▶ **Written task**: Begin at the first line below and copy each line exactly, ending with the line where "const sigALabel = ['**', '**', '*'];" appears.

▶ **Data extract**:
------------------------------------------------------------

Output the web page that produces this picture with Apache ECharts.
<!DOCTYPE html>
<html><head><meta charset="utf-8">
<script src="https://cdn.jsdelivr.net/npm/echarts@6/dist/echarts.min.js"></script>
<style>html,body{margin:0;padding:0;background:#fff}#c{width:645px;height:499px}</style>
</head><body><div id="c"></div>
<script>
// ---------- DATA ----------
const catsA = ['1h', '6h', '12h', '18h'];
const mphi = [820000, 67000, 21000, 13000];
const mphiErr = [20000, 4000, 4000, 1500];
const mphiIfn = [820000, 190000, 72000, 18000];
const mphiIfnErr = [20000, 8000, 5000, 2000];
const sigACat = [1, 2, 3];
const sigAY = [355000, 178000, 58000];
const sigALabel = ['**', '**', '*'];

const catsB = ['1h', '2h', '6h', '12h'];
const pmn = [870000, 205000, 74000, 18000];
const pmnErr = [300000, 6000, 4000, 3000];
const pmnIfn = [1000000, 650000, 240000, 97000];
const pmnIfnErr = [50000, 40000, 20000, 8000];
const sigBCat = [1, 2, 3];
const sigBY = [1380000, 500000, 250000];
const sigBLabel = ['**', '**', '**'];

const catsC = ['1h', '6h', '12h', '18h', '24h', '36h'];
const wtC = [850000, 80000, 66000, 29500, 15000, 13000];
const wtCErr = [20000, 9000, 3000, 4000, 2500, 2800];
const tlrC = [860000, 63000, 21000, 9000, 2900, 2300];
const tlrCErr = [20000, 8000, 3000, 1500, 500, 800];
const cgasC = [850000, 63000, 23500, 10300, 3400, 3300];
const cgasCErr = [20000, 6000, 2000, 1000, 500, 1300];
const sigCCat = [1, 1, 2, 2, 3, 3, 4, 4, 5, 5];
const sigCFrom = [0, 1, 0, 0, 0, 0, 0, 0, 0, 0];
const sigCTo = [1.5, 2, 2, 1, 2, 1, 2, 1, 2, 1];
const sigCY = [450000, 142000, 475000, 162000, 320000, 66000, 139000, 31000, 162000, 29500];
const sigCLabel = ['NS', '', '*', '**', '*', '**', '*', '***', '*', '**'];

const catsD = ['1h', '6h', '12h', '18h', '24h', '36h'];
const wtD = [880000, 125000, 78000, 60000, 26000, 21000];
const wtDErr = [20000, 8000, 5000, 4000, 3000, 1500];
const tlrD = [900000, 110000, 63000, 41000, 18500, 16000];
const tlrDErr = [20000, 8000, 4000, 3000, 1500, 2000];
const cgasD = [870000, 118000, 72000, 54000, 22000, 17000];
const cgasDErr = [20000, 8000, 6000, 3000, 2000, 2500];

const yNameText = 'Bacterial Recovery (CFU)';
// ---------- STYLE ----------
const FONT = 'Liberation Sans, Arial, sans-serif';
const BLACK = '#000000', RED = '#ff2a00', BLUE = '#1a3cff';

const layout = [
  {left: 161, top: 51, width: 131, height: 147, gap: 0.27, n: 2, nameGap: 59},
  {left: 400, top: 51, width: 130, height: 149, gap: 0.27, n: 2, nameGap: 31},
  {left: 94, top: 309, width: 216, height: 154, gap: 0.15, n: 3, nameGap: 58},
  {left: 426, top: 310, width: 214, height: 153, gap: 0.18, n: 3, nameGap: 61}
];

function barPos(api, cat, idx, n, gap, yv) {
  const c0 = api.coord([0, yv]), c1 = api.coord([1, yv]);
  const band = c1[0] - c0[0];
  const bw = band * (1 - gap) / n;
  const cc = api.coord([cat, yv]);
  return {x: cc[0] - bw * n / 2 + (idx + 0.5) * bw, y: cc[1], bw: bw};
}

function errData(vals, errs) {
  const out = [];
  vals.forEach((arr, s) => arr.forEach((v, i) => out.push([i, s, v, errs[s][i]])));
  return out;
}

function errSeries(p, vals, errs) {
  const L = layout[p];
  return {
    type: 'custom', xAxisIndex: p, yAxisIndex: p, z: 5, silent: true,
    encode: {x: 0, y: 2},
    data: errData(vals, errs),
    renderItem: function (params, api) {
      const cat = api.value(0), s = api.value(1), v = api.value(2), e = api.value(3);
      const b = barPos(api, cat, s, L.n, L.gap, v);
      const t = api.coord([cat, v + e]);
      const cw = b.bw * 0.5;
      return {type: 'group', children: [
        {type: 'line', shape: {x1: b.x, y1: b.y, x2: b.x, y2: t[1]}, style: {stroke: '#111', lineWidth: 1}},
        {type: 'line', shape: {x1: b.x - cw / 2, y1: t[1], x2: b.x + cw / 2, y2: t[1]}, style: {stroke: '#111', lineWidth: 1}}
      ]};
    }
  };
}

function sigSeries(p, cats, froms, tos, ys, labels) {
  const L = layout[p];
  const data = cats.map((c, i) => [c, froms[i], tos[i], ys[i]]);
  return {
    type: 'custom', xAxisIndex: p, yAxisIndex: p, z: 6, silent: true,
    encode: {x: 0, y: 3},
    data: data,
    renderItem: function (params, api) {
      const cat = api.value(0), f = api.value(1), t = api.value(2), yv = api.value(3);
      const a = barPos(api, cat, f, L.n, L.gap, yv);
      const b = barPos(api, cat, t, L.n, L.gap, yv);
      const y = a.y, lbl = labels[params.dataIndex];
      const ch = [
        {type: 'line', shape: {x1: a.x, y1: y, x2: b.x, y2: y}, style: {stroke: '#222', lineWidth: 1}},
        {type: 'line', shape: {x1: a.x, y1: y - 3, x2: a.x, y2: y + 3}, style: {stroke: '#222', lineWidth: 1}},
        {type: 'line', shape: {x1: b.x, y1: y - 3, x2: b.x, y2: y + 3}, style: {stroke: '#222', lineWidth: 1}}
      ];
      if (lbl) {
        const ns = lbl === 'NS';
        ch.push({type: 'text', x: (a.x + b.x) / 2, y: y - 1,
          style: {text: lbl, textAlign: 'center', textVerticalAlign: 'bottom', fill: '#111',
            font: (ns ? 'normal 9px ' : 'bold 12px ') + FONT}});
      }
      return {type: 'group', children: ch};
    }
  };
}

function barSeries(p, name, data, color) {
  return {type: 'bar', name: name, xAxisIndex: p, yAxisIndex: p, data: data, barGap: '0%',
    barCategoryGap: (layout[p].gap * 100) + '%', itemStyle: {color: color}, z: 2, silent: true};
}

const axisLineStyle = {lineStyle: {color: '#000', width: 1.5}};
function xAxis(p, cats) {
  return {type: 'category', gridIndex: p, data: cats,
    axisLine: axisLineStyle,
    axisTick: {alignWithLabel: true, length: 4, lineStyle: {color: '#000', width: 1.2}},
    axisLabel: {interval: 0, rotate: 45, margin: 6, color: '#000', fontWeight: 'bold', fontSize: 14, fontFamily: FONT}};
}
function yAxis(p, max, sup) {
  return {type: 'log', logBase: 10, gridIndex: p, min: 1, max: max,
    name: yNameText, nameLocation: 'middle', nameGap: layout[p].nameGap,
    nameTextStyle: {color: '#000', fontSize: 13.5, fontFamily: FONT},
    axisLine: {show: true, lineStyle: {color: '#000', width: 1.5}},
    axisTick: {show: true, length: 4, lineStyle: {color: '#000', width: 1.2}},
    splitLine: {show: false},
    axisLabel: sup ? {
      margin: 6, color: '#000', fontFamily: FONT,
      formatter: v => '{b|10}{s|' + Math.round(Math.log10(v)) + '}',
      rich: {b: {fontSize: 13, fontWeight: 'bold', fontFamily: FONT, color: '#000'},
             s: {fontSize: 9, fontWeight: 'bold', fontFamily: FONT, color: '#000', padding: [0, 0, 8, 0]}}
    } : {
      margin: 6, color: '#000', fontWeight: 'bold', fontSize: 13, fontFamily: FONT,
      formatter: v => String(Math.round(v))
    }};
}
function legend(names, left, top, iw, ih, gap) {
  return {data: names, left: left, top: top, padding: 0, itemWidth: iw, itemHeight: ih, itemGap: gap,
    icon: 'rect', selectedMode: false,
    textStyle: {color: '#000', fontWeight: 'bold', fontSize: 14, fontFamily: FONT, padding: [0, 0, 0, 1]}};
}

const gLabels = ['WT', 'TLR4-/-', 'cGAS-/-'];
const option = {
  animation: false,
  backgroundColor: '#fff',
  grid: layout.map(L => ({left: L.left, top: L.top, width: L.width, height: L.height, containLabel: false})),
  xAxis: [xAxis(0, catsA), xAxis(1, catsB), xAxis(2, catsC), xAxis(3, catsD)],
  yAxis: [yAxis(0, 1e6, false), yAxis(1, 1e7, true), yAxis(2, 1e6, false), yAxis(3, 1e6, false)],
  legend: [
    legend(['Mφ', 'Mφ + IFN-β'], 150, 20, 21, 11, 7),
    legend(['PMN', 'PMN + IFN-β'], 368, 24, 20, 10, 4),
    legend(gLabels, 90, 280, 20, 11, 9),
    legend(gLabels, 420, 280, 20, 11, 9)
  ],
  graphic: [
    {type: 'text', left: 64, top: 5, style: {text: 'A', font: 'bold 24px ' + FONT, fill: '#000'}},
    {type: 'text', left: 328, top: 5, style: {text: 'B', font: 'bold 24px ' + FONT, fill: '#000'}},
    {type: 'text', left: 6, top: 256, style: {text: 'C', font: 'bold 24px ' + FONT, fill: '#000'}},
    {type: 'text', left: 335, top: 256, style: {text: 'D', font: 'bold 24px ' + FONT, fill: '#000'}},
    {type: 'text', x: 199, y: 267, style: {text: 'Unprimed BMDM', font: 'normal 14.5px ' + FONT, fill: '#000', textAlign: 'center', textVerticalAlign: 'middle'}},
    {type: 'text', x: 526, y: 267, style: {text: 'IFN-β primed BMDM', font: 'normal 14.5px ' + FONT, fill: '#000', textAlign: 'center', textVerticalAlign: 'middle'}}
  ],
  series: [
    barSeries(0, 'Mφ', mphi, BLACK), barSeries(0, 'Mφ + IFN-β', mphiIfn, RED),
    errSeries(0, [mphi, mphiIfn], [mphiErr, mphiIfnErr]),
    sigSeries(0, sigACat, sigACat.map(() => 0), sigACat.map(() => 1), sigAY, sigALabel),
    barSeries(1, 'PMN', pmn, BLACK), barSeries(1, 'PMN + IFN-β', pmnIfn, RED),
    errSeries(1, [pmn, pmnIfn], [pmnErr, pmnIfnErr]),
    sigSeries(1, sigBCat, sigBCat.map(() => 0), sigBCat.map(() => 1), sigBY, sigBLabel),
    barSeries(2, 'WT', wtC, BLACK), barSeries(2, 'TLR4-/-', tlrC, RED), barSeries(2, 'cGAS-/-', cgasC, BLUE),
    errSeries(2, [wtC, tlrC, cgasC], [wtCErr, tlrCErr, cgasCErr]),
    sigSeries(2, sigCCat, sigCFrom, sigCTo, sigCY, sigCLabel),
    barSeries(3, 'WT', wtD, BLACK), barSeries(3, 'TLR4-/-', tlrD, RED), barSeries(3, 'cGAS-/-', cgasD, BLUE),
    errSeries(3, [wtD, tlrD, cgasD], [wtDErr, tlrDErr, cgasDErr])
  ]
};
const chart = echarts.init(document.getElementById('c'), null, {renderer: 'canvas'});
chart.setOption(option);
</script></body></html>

------------------------------------------------------------

▶ **Finished answer**:
Output the web page that produces this picture with Apache ECharts.
<!DOCTYPE html>
<html><head><meta charset="utf-8">
<script src="https://cdn.jsdelivr.net/npm/echarts@6/dist/echarts.min.js"></script>
<style>html,body{margin:0;padding:0;background:#fff}#c{width:645px;height:499px}</style>
</head><body><div id="c"></div>
<script>
// ---------- DATA ----------
const catsA = ['1h', '6h', '12h', '18h'];
const mphi = [820000, 67000, 21000, 13000];
const mphiErr = [20000, 4000, 4000, 1500];
const mphiIfn = [820000, 190000, 72000, 18000];
const mphiIfnErr = [20000, 8000, 5000, 2000];
const sigACat = [1, 2, 3];
const sigAY = [355000, 178000, 58000];
const sigALabel = ['**', '**', '*'];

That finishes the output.